Arqueólogos no sudoeste da Turquia identificaram uma transformação arquitetônica singular na antiga cidade de Kaunos, localizada no distrito de Köyceğiz, província de Muğla. As escavações revelaram que um hospital romano foi posteriormente convertido em um mosteiro bizantino, com uma igreja que se manteve notavelmente preservada ao longo dos séculos. A descoberta oferece uma visão detalhada da evolução de Kaunos, que passou de um centro de cura a um polo religioso e espiritual, refletindo mais de mil anos de mudanças culturais e urbanas.
Kaunos é um dos sítios arqueológicos mais conhecidos da região da Anatólia, reconhecida pela UNESCO na Lista Indicativa do Patrimônio Mundial. A cidade antiga já era célebre por seus túmulos escavados na rocha, termas, mosaicos e um teatro com capacidade para cerca de 5 mil espectadores. As recentes escavações, no entanto, acrescentam uma nova dimensão ao entendimento sobre sua história, evidenciando a coexistência e a transição entre práticas médicas, religiosas e sociais ao longo de diferentes impérios e períodos históricos.

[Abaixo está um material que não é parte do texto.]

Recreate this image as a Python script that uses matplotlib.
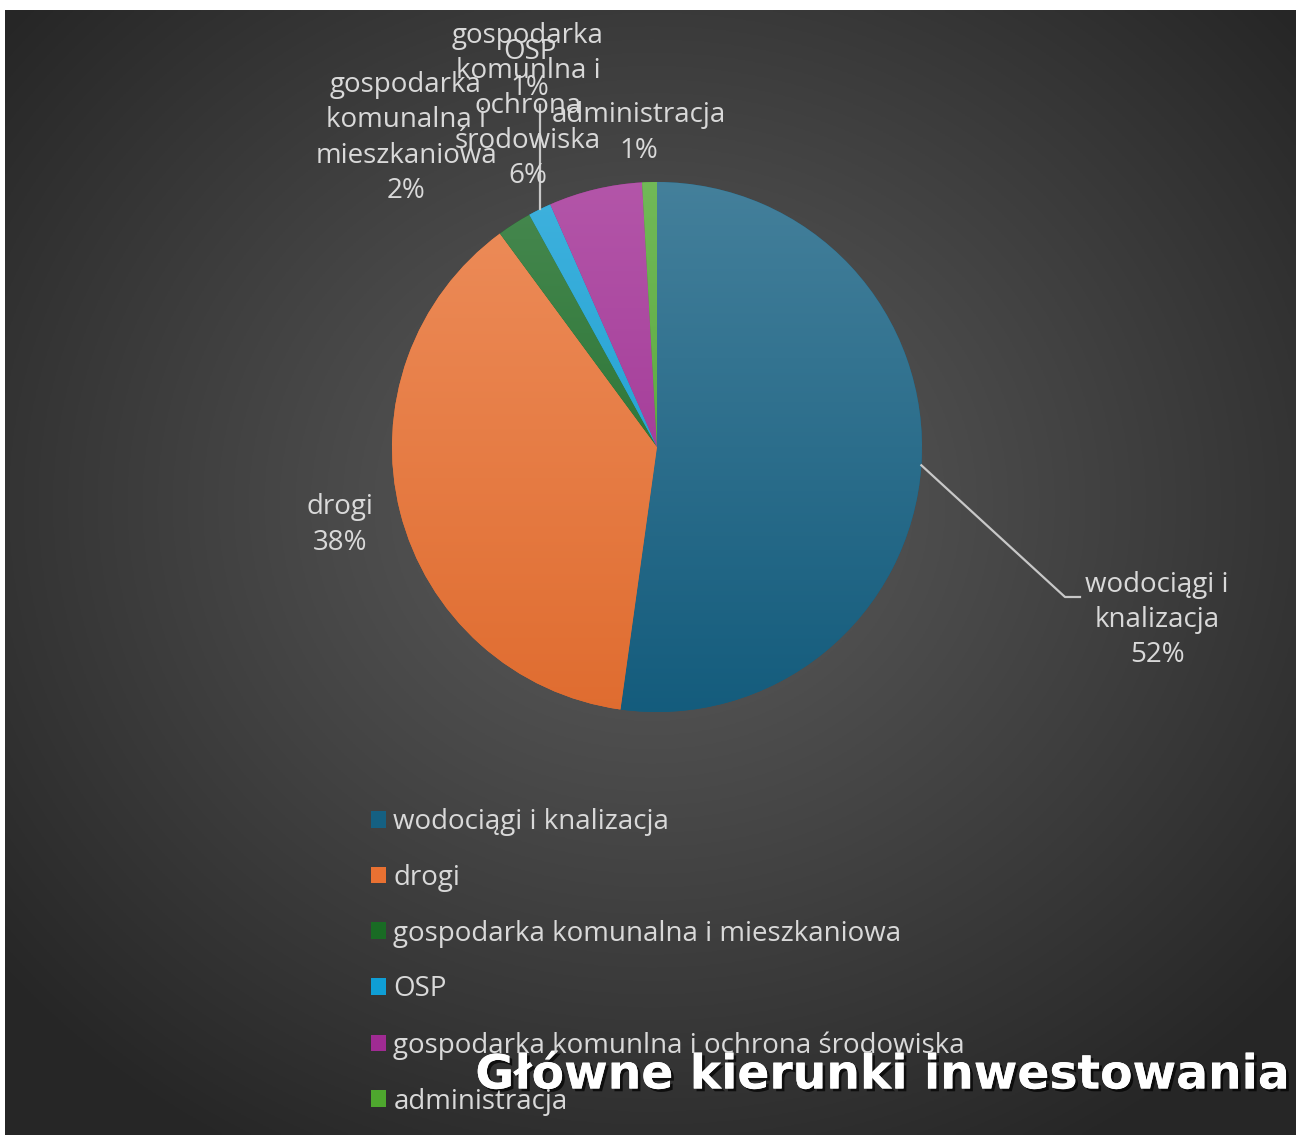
import matplotlib.pyplot as plt
import matplotlib.patheffects as pe
import numpy as np
from matplotlib.patches import Patch
from matplotlib.colors import to_rgb

categories = ["wodociągi i knalizacja", "drogi", "gospodarka komunalna i mieszkaniowa",
              "OSP", "gospodarka komunlna i ochrona środowiska", "administracja"]
values = [52.2, 37.7, 2.1, 1.4, 5.7, 0.9]
label_names = ["wodociągi i\nknalizacja", "drogi", "gospodarka\nkomunalna i\nmieszkaniowa",
               "OSP", "gospodarka\nkomunlna i\nochrona\nśrodowiska", "administracja"]
colors = ["#156082", "#E97132", "#196B24", "#0F9ED5", "#A02B93", "#4EA72E"]
title = "Główne kierunki inwestowania"

W, H = 1298, 1135
fig = plt.figure(figsize=(W / 100, H / 100), dpi=100, facecolor="white")

# radial gradient background (white strip top/left like the screenshot)
bg = fig.add_axes([5 / W, 0, (W - 7) / W, (H - 10) / H])
yy, xx = np.mgrid[0:400, 0:460]
d = np.sqrt(((xx - 230) / 300.0) ** 2 + ((yy - 175) / 265.0) ** 2)
d = np.clip(d, 0, 1)
lum = 0.36 - (0.36 - 0.15) * d ** 1.1
bg.imshow(np.dstack([lum, lum, lum]), aspect="auto", extent=[0, 1, 0, 1])
bg.axis("off")

# pie axes in pixel coordinates (y measured from bottom)
ax = fig.add_axes([0, 0, 1, 1])
ax.patch.set_alpha(0)
cx, cy, r = 657, H - 447, 265
wedges, _ = ax.pie(values, colors=colors, startangle=90, counterclock=False,
                   center=(cx, cy), radius=r, wedgeprops=dict(linewidth=0))
ax.set_xlim(0, W)
ax.set_ylim(0, H)
ax.set_aspect("auto")
ax.axis("off")

# soft vertical shading inside every slice
t = np.linspace(0, 1, 256)[:, None]
for w, c in zip(wedges, colors):
    base = np.array(to_rgb(c))
    top = base + (1 - base) * 0.2
    bot = base * 0.96
    grad = bot[None, None, :] * (1 - t[..., None]) + top[None, None, :] * t[..., None]
    grad = np.repeat(grad, 2, axis=1)
    im = ax.imshow(grad, origin="lower", extent=[cx - r, cx + r, cy - r, cy + r],
                   aspect="auto", zorder=w.get_zorder() + 0.1)
    im.set_clip_path(w)
ax.set_xlim(0, W)
ax.set_ylim(0, H)

txt_color = "#d9d9d9"
font = "Open Sans"
fs = 20
label_pos = [(1157, 620), (340, 525), (406, 138), (530, 70), (528, 106), (639, 133)]
for name, v, (lx, ly) in zip(label_names, values, label_pos):
    ax.text(lx, H - ly, f"{name}\n{v:.0f}%", ha="center", va="center", color=txt_color,
            fontsize=fs, family=font, linespacing=1.34, zorder=5)

# leader lines from slice mid-angles
def edge_point(w):
    ang = np.deg2rad((w.theta1 + w.theta2) / 2)
    return cx + r * np.cos(ang), cy + r * np.sin(ang)

x0, y0 = edge_point(wedges[0])
ax.plot([x0, 1065, 1080], [y0, H - 597, H - 597], color="#c8c8c8", lw=1.6, zorder=4)
x3, y3 = edge_point(wedges[3])
ax.plot([x3, x3], [y3, H - 105], color="#c8c8c8", lw=1.6, zorder=4)

handles = [Patch(facecolor=c, edgecolor="none") for c in colors]
leg = fig.legend(handles, categories, loc="upper left", bbox_to_anchor=(360 / W, 1 - 797 / H),
                 frameon=False, fontsize=fs, handlelength=0.55, handleheight=0.55,
                 handletextpad=0.25, labelspacing=1.0, borderaxespad=0)
for tx in leg.get_texts():
    tx.set_color(txt_color)
    tx.set_family(font)

fig.text(1291 / W, 1 - 1076 / H, title, ha="right", va="center", color="white",
         fontsize=34, family="DejaVu Sans", fontweight="bold",
         path_effects=[pe.withSimplePatchShadow(offset=(2, -2), shadow_rgbFace="black", alpha=0.7),
                       pe.Normal()])

fig.savefig("out.png", dpi=100, facecolor="white")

A equipe responsável pelos trabalhos é liderada pelo professor associado Ufuk Çörtük, da Universidade Muğla Sıtkı Koçman. Segundo ele, as pesquisas se concentram na chamada “área do mosteiro murado arcaico”, próxima ao antigo porto da cidade. Nos últimos três anos, o grupo identificou diferentes camadas estruturais e artefatos que testemunham as sucessivas ocupações e funções do local.
As ruínas mais antigas datam dos séculos II e III d.C. e pertencem a um complexo romano identificado como hospital ou centro de saúde, devido à grande quantidade de instrumentos médicos encontrados durante as escavações. A construção seguia o modelo típico dos hospitais romanos, com um pátio central rodeado por salas, estrutura comum em edificações originalmente destinadas ao uso militar e que posteriormente passaram a atender civis. Pela localização próxima ao porto, o local provavelmente servia tanto aos moradores quanto a viajantes e comerciantes que circulavam pela movimentada cidade portuária.
Por volta do século VI d.C., o antigo complexo médico sofreu uma profunda transformação. Sobre suas fundações, arqueólogos encontraram uma igreja bizantina em excelente estado de conservação. Essa nova construção integra o que se acredita ter sido um complexo monástico murado, evidenciando a mudança do local de um centro de cura para um espaço de devoção cristã. O reaproveitamento das estruturas romanas pelos construtores bizantinos indica uma continuidade arquitetônica e funcional, característica marcante da evolução urbana de Kaunos.
Entre os achados recentes, os pesquisadores destacam também a descoberta de uma moeda de Aydın Mehmed Bey, do principado turco Aydınoğulları Beylik, datada do século XIV. O artefato demonstra que o sítio permaneceu em uso até o período medieval tardio, indicando pelo menos quatro ou cinco fases distintas de ocupação entre o século II d.C. e a era turco-islâmica.
De acordo com Çörtük, o local pode ser considerado uma “linha do tempo viva”, que retrata a capacidade de adaptação de Kaunos frente às transformações políticas, religiosas e culturais ao longo dos séculos. De um santuário de cura no mundo romano a um complexo monástico bizantino e, posteriormente, um espaço islâmico, o sítio reflete a continuidade histórica da cidade e sua importância estratégica e simbólica na região do Mediterrâneo oriental.
A descoberta reforça o papel de Kaunos como uma das cidades portuárias mais relevantes da antiga Cária, ponto de conexão entre o comércio, a ciência médica, a religião e a vida cotidiana de diferentes civilizações. O achado amplia o entendimento sobre as dinâmicas culturais que moldaram o território turco e destaca a preservação de um patrimônio que atravessou impérios e transformações sociais sem perder sua relevância histórica e arqueológica.